Record excerpts →

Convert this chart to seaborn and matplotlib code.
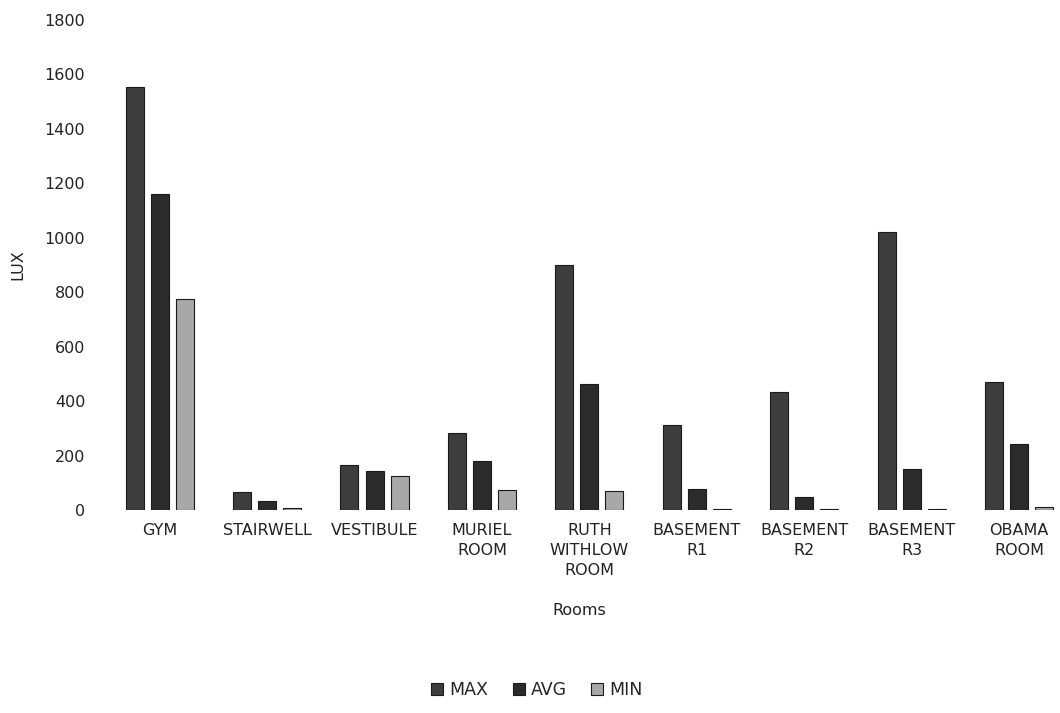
==
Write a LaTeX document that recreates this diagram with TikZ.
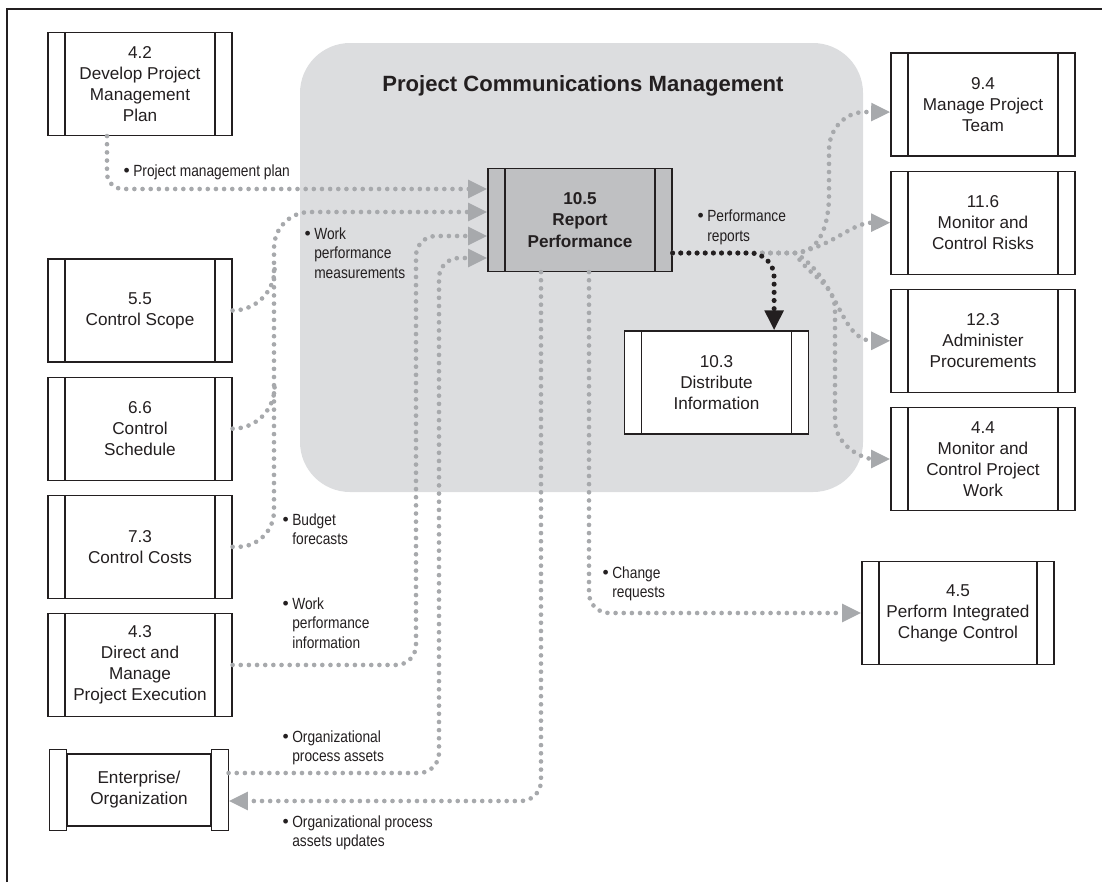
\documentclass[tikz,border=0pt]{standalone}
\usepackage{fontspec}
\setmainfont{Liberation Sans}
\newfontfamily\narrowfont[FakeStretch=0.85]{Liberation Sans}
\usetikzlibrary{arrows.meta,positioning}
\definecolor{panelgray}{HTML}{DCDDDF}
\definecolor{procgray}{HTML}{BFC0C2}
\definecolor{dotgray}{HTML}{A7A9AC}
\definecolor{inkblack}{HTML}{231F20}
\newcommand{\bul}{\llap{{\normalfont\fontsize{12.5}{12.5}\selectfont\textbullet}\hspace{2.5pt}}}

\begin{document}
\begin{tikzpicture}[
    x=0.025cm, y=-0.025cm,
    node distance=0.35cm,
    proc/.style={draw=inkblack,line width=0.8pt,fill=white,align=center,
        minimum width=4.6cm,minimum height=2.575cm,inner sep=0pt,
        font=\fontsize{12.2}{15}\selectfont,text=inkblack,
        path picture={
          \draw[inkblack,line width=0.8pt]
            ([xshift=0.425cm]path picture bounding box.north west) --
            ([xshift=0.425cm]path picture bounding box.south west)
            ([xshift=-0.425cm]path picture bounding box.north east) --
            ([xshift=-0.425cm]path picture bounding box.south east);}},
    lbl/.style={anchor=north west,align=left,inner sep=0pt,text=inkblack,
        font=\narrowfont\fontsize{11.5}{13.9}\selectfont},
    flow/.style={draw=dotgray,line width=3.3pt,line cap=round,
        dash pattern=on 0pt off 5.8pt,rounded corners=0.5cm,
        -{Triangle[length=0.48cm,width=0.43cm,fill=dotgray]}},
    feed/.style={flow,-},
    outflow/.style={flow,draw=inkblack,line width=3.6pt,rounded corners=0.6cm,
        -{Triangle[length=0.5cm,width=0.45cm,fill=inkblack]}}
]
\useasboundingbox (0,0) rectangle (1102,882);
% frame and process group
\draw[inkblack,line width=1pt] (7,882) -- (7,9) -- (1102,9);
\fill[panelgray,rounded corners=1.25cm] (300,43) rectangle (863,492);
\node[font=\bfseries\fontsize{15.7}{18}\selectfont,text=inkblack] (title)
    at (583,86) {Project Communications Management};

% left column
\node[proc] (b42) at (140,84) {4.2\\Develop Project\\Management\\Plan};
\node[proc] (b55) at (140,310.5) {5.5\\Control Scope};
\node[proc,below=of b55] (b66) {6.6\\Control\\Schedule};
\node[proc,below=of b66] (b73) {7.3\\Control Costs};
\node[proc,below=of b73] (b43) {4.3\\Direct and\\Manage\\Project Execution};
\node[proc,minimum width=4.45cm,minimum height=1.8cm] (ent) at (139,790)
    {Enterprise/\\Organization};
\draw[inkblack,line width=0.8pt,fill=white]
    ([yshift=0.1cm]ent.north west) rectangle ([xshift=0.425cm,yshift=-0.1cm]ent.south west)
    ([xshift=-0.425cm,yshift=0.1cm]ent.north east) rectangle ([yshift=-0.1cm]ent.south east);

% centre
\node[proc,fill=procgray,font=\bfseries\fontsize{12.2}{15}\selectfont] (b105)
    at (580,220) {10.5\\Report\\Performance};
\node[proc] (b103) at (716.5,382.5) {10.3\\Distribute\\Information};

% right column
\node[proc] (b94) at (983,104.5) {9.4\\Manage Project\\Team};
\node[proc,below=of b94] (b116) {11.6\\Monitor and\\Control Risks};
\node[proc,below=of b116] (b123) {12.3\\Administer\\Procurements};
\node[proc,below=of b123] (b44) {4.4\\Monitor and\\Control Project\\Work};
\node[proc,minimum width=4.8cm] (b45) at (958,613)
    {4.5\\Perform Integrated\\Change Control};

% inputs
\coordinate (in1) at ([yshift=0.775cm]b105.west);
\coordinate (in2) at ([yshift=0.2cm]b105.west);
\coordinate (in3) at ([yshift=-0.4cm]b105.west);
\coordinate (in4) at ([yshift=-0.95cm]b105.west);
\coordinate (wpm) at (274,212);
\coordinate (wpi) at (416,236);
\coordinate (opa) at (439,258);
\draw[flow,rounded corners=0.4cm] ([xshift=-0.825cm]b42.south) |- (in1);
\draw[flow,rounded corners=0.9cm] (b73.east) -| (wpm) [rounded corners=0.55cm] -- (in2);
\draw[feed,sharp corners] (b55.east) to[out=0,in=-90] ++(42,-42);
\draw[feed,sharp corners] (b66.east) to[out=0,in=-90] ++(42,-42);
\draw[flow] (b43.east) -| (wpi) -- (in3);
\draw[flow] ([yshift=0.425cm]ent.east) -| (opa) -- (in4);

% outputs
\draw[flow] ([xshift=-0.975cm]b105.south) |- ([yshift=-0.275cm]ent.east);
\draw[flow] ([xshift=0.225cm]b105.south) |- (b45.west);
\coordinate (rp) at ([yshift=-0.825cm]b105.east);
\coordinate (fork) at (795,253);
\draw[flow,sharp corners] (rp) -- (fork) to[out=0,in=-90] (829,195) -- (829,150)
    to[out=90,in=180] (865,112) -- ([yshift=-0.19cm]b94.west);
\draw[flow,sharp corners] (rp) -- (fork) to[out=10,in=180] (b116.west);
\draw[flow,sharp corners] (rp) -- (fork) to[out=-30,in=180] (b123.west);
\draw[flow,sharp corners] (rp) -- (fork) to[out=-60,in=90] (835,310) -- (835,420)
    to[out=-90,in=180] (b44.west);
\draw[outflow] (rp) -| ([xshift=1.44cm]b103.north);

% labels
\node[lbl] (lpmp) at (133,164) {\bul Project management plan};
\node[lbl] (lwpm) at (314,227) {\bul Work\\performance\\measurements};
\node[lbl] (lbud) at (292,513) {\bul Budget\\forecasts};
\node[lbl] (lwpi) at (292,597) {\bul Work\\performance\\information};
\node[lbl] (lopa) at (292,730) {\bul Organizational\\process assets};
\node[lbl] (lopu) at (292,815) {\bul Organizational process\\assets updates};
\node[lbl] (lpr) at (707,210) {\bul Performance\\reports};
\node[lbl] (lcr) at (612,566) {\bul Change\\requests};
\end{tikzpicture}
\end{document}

Exercise task → Which lines hold the word "this"? Return all of them from the records above.

Task response →
Convert this chart to seaborn and matplotlib code.
Write a LaTeX document that recreates this diagram with TikZ.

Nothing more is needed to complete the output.